Foi apenas um sonho. Uma noite de inverno sonhei que o povo me tinha
confiado a guarda dos governantes. Aquilo era uma espécie de governantes com comportamento
de um rebanho de cabras soltas no meio de um campo de vinha totalmente
destruída.
“Passado alguns dias
continuavam a abrir a boca com a mesma facilidade, mas era notório a melhoria e
o cuidado com que a fechavam para não trincar a língua. Os governantes que
tinham sido eleitos para governar e tentassem servir-se do povo como escadote
para saltar para o lado da vida airosa, só tinham duas saídas: voltar para a
casa de onde vinham ou passar pela casa do endireita para concertar a meia
dúzia de costelas partidas, que era a taxa mínima garantida que se aplicava aos
oportunistas e aos aldrabões. Passado um mês a fila de candidatos desapareceu e
ninguém queria ser governante, foi necessário decretar (como na tropa) a governação
obrigatória onde o recruta-governante tinha de respeitar as tropas e governar a
caserna com exemplar dignidade. O tempo passava ao ritmo que o país melhorava.
Havia lugar para todos. O dinheiro sobrava, não havia desempregados, esfomeados,
maltratados, abandonados, espezinhados, enteados nem aldrabões excomungados.
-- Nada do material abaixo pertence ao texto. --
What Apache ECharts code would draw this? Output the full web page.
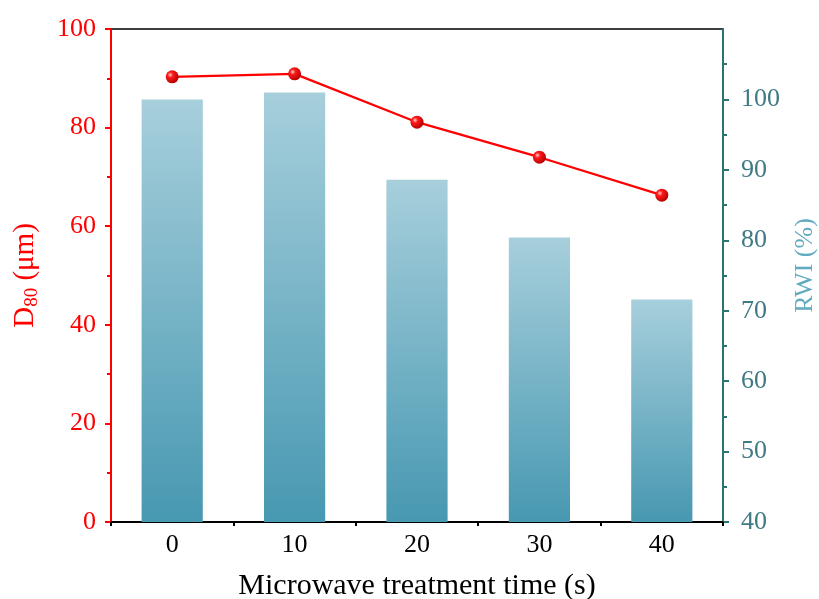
<!DOCTYPE html>
<html>
<head>
<meta charset="utf-8">
<script src="https://cdn.jsdelivr.net/npm/echarts@6/dist/echarts.min.js"></script>
<style>
  html, body { margin: 0; padding: 0; background: #fff; }
  #chart { width: 819px; height: 599px; }
</style>
</head>
<body>
<div id="chart"></div>
<script>
// Microwave treatment time (s)
const times = ['0', '10', '20', '30', '40'];
// D80 particle size (µm), left axis
const d80 = [90.3, 90.9, 81.1, 74.0, 66.3];
// Relative work index RWI (%), right axis
const rwi = [100.0, 101.0, 88.6, 80.4, 71.6];
// Tick labels
const leftTicks = [0, 20, 40, 60, 80, 100];
const rightTicks = [40, 50, 60, 70, 80, 90, 100];

const FONT = '"Liberation Serif", "Times New Roman", serif';
const RED = '#ff0000';
const TEAL_LINE = '#2c7373';
const TEAL_LABEL = '#3f7a85';
const TEAL_NAME = '#62aac0';

const chart = echarts.init(document.getElementById('chart'), null, { renderer: 'canvas' });

chart.setOption({
  backgroundColor: '#ffffff',
  animation: false,
  grid: {
    left: 111, right: 96, top: 29, bottom: 77,
    outerBoundsMode: 'none',
    containLabel: false,
    show: true, borderColor: '#000', borderWidth: 1.5, backgroundColor: 'transparent'
  },
  xAxis: [
    {
      type: 'category',
      data: times,
      position: 'bottom',
      name: 'Microwave treatment time (s)',
      nameLocation: 'middle',
      nameGap: 49,
      nameTextStyle: { fontFamily: FONT, fontSize: 30, color: '#000' },
      axisLine: { lineStyle: { color: '#000', width: 2 } },
      axisTick: { alignWithLabel: true, length: 6, lineStyle: { color: '#000', width: 2 } },
      axisLabel: { fontFamily: FONT, fontSize: 26, color: '#000', margin: 10 },
      splitLine: { show: false }
    },
    {
      // boundary ticks between categories
      type: 'category',
      data: times,
      position: 'bottom',
      axisLine: { show: false },
      axisTick: { show: true, alignWithLabel: false, length: 4, lineStyle: { color: '#000', width: 2 } },
      axisLabel: { show: false },
      splitLine: { show: false }
    }
  ],
  yAxis: [
    {
      type: 'value',
      min: 0, max: 100, interval: 20,
      position: 'left',
      name: 'D{sub|80} (μm)',
      nameLocation: 'middle',
      nameGap: 69,
      nameRotate: 90,
      nameTextStyle: {
        fontFamily: FONT, fontSize: 29, color: RED,
        rich: { sub: { fontFamily: FONT, fontSize: 19, color: RED, verticalAlign: 'bottom', padding: [14, 0, 0, 0] } }
      },
      axisLine: { show: true, lineStyle: { color: RED, width: 2 } },
      axisTick: { show: true, length: 6, lineStyle: { color: RED, width: 2 } },
      minorTick: { show: true, splitNumber: 2, length: 4, lineStyle: { color: RED, width: 2 } },
      axisLabel: { fontFamily: FONT, fontSize: 26, color: RED, margin: 15 },
      splitLine: { show: false }
    },
    {
      type: 'value',
      min: 40, max: 110, interval: 10,
      position: 'right',
      name: 'RWI (%)',
      nameLocation: 'middle',
      nameGap: 69,
      nameRotate: 90,
      nameTextStyle: { fontFamily: FONT, fontSize: 26, color: TEAL_NAME, padding: [0, 0, 0, 20] },
      axisLine: { show: true, lineStyle: { color: TEAL_LINE, width: 2 } },
      axisTick: { show: true, length: 6, customValues: rightTicks, lineStyle: { color: TEAL_LINE, width: 2 } },
      minorTick: { show: true, splitNumber: 2, length: 4, lineStyle: { color: TEAL_LINE, width: 2 } },
      axisLabel: { fontFamily: FONT, fontSize: 26, color: TEAL_LABEL, margin: 18, customValues: rightTicks },
      splitLine: { show: false }
    }
  ],
  series: [
    {
      type: 'bar',
      data: rwi,
      xAxisIndex: 0,
      yAxisIndex: 1,
      barWidth: '50%',
      itemStyle: {
        color: new echarts.graphic.LinearGradient(0, 0, 0, 1, [
          { offset: 0, color: '#a7cfdc' },
          { offset: 1, color: '#4798b1' }
        ])
      },
      z: 1
    },
    {
      type: 'line',
      data: d80,
      xAxisIndex: 0,
      yAxisIndex: 0,
      symbol: 'circle',
      symbolSize: 13,
      lineStyle: { color: RED, width: 2.2 },
      itemStyle: {
        color: new echarts.graphic.RadialGradient(0.35, 0.35, 0.7, [
          { offset: 0, color: '#ffd0d0' },
          { offset: 0.3, color: '#ff1a1a' },
          { offset: 1, color: '#b00000' }
        ]),
        borderWidth: 0
      },
      z: 5
    }
  ]
});
</script>
</body>
</html>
Apenas havia filhos de quem a pátria se orgulhava, protegia e respeitava. As
cabras da vinha transformaram-se em governantes, e a vinha das cabras num país
de sonho”.
Abri os olhos,
queria voltar a sonhar mas continuei no pesadelo. O país de sonho continua a vinha
das cabras, os governantes continuam as cabras da vinha, e o povo continua sem
uvas e a beber vinho feito a martelo.